• **YOUR GOAL**:
Copy out the entries in full and with complete accuracy; pictures are excluded.

• **RECORDS SUPPLIED**:
|---|

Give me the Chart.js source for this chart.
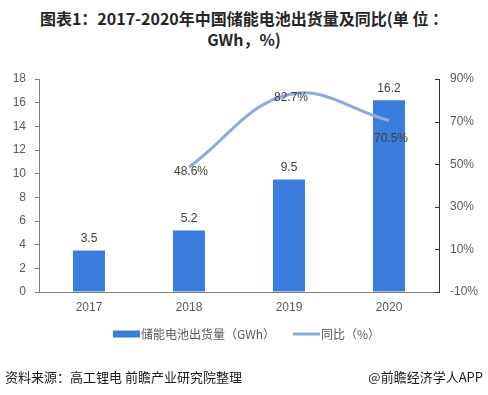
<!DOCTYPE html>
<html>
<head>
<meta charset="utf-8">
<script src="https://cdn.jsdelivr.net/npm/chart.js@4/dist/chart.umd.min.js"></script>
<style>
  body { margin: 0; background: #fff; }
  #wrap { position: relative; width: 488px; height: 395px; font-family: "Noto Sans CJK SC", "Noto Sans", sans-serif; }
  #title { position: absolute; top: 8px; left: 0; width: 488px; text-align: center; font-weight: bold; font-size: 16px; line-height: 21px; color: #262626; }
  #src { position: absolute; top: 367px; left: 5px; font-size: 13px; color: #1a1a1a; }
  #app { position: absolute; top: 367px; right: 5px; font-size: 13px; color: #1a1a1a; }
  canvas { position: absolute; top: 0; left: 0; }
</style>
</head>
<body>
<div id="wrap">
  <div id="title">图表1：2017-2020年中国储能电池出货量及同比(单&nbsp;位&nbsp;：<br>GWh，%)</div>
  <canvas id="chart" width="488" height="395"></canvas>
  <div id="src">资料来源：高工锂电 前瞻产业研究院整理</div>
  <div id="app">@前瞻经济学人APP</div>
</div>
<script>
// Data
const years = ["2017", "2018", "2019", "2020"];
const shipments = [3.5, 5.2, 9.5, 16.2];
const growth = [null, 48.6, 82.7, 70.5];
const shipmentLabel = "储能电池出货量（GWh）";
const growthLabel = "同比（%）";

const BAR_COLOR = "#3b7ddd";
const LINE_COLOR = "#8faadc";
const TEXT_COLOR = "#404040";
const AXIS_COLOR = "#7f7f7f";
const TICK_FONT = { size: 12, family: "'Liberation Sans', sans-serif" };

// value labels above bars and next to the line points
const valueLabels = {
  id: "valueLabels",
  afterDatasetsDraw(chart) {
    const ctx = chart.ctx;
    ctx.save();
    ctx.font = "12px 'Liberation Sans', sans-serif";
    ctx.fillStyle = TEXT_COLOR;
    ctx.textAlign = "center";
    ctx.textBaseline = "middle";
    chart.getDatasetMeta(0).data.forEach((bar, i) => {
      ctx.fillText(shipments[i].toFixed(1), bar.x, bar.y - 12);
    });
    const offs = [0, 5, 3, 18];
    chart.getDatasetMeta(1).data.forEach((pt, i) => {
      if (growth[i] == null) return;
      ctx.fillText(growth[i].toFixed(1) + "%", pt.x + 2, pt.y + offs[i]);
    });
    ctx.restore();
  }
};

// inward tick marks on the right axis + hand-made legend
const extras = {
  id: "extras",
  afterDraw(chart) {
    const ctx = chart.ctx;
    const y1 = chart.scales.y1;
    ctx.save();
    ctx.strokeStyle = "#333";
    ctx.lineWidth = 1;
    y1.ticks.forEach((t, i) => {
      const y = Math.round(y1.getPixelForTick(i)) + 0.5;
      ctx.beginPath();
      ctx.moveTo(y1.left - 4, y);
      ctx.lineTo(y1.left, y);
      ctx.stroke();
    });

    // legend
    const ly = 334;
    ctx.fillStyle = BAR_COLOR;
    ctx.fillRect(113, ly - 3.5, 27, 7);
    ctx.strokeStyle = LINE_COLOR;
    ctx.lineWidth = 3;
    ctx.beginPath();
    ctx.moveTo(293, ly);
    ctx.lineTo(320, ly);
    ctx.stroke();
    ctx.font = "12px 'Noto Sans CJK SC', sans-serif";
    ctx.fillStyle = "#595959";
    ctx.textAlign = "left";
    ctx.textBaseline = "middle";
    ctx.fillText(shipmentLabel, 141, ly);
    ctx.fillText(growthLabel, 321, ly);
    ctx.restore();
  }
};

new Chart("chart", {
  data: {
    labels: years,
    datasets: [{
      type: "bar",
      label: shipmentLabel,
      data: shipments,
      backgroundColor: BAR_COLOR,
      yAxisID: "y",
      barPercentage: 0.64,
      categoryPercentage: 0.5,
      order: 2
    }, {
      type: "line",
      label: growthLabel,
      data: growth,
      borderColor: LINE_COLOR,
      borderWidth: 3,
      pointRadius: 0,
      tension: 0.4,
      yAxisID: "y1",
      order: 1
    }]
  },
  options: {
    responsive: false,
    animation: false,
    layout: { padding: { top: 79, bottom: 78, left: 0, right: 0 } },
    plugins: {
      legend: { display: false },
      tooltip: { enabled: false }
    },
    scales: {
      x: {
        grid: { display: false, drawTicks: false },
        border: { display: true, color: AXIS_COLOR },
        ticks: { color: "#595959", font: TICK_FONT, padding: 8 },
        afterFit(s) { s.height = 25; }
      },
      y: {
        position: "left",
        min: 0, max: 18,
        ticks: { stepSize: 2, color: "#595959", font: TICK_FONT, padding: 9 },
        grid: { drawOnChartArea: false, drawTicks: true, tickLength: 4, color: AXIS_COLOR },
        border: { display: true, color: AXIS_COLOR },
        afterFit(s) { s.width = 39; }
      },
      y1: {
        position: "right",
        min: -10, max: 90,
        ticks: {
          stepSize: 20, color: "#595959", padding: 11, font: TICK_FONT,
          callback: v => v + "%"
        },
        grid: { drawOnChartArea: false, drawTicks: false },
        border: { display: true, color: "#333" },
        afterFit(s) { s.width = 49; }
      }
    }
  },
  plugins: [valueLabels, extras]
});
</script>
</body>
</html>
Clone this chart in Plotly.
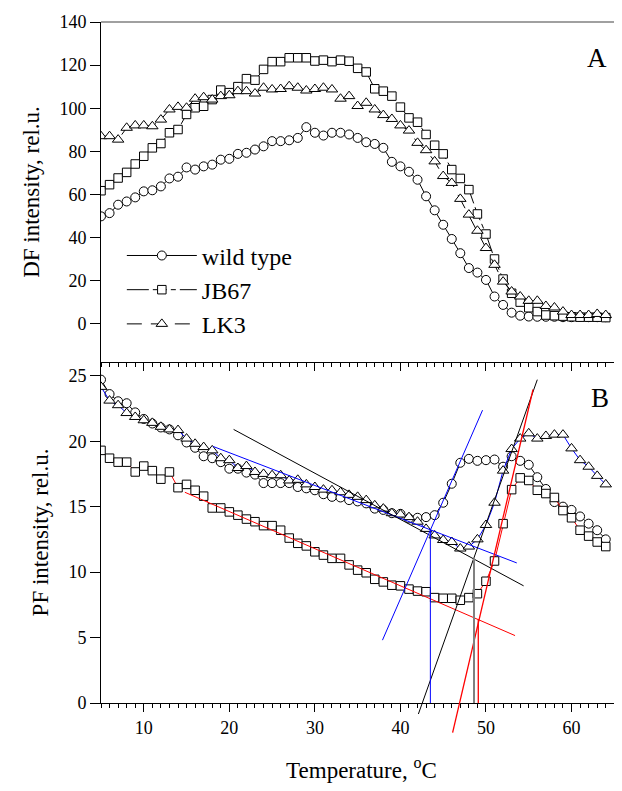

|---|

• **PROBLEM SOLUTION**:
Give me the Chart.js source for this chart.
<!DOCTYPE html>
<html>
<head>
<meta charset="utf-8">
<script src="https://cdn.jsdelivr.net/npm/chart.js@4/dist/chart.umd.min.js"></script>
<style>
  body { margin: 0; background: #fff; }
  #wrap { position: relative; width: 488px; height: 395px; font-family: "Noto Sans CJK SC", "Noto Sans", sans-serif; }
  #title { position: absolute; top: 8px; left: 0; width: 488px; text-align: center; font-weight: bold; font-size: 16px; line-height: 21px; color: #262626; }
  #src { position: absolute; top: 367px; left: 5px; font-size: 13px; color: #1a1a1a; }
  #app { position: absolute; top: 367px; right: 5px; font-size: 13px; color: #1a1a1a; }
  canvas { position: absolute; top: 0; left: 0; }
</style>
</head>
<body>
<div id="wrap">
  <div id="title">图表1：2017-2020年中国储能电池出货量及同比(单&nbsp;位&nbsp;：<br>GWh，%)</div>
  <canvas id="chart" width="488" height="395"></canvas>
  <div id="src">资料来源：高工锂电 前瞻产业研究院整理</div>
  <div id="app">@前瞻经济学人APP</div>
</div>
<script>
// Data
const years = ["2017", "2018", "2019", "2020"];
const shipments = [3.5, 5.2, 9.5, 16.2];
const growth = [null, 48.6, 82.7, 70.5];
const shipmentLabel = "储能电池出货量（GWh）";
const growthLabel = "同比（%）";

const BAR_COLOR = "#3b7ddd";
const LINE_COLOR = "#8faadc";
const TEXT_COLOR = "#404040";
const AXIS_COLOR = "#7f7f7f";
const TICK_FONT = { size: 12, family: "'Liberation Sans', sans-serif" };

// value labels above bars and next to the line points
const valueLabels = {
  id: "valueLabels",
  afterDatasetsDraw(chart) {
    const ctx = chart.ctx;
    ctx.save();
    ctx.font = "12px 'Liberation Sans', sans-serif";
    ctx.fillStyle = TEXT_COLOR;
    ctx.textAlign = "center";
    ctx.textBaseline = "middle";
    chart.getDatasetMeta(0).data.forEach((bar, i) => {
      ctx.fillText(shipments[i].toFixed(1), bar.x, bar.y - 12);
    });
    const offs = [0, 5, 3, 18];
    chart.getDatasetMeta(1).data.forEach((pt, i) => {
      if (growth[i] == null) return;
      ctx.fillText(growth[i].toFixed(1) + "%", pt.x + 2, pt.y + offs[i]);
    });
    ctx.restore();
  }
};

// inward tick marks on the right axis + hand-made legend
const extras = {
  id: "extras",
  afterDraw(chart) {
    const ctx = chart.ctx;
    const y1 = chart.scales.y1;
    ctx.save();
    ctx.strokeStyle = "#333";
    ctx.lineWidth = 1;
    y1.ticks.forEach((t, i) => {
      const y = Math.round(y1.getPixelForTick(i)) + 0.5;
      ctx.beginPath();
      ctx.moveTo(y1.left - 4, y);
      ctx.lineTo(y1.left, y);
      ctx.stroke();
    });

    // legend
    const ly = 334;
    ctx.fillStyle = BAR_COLOR;
    ctx.fillRect(113, ly - 3.5, 27, 7);
    ctx.strokeStyle = LINE_COLOR;
    ctx.lineWidth = 3;
    ctx.beginPath();
    ctx.moveTo(293, ly);
    ctx.lineTo(320, ly);
    ctx.stroke();
    ctx.font = "12px 'Noto Sans CJK SC', sans-serif";
    ctx.fillStyle = "#595959";
    ctx.textAlign = "left";
    ctx.textBaseline = "middle";
    ctx.fillText(shipmentLabel, 141, ly);
    ctx.fillText(growthLabel, 321, ly);
    ctx.restore();
  }
};

new Chart("chart", {
  data: {
    labels: years,
    datasets: [{
      type: "bar",
      label: shipmentLabel,
      data: shipments,
      backgroundColor: BAR_COLOR,
      yAxisID: "y",
      barPercentage: 0.64,
      categoryPercentage: 0.5,
      order: 2
    }, {
      type: "line",
      label: growthLabel,
      data: growth,
      borderColor: LINE_COLOR,
      borderWidth: 3,
      pointRadius: 0,
      tension: 0.4,
      yAxisID: "y1",
      order: 1
    }]
  },
  options: {
    responsive: false,
    animation: false,
    layout: { padding: { top: 79, bottom: 78, left: 0, right: 0 } },
    plugins: {
      legend: { display: false },
      tooltip: { enabled: false }
    },
    scales: {
      x: {
        grid: { display: false, drawTicks: false },
        border: { display: true, color: AXIS_COLOR },
        ticks: { color: "#595959", font: TICK_FONT, padding: 8 },
        afterFit(s) { s.height = 25; }
      },
      y: {
        position: "left",
        min: 0, max: 18,
        ticks: { stepSize: 2, color: "#595959", font: TICK_FONT, padding: 9 },
        grid: { drawOnChartArea: false, drawTicks: true, tickLength: 4, color: AXIS_COLOR },
        border: { display: true, color: AXIS_COLOR },
        afterFit(s) { s.width = 39; }
      },
      y1: {
        position: "right",
        min: -10, max: 90,
        ticks: {
          stepSize: 20, color: "#595959", padding: 11, font: TICK_FONT,
          callback: v => v + "%"
        },
        grid: { drawOnChartArea: false, drawTicks: false },
        border: { display: true, color: "#333" },
        afterFit(s) { s.width = 49; }
      }
    }
  },
  plugins: [valueLabels, extras]
});
</script>
</body>
</html>
Clone this chart in Plotly.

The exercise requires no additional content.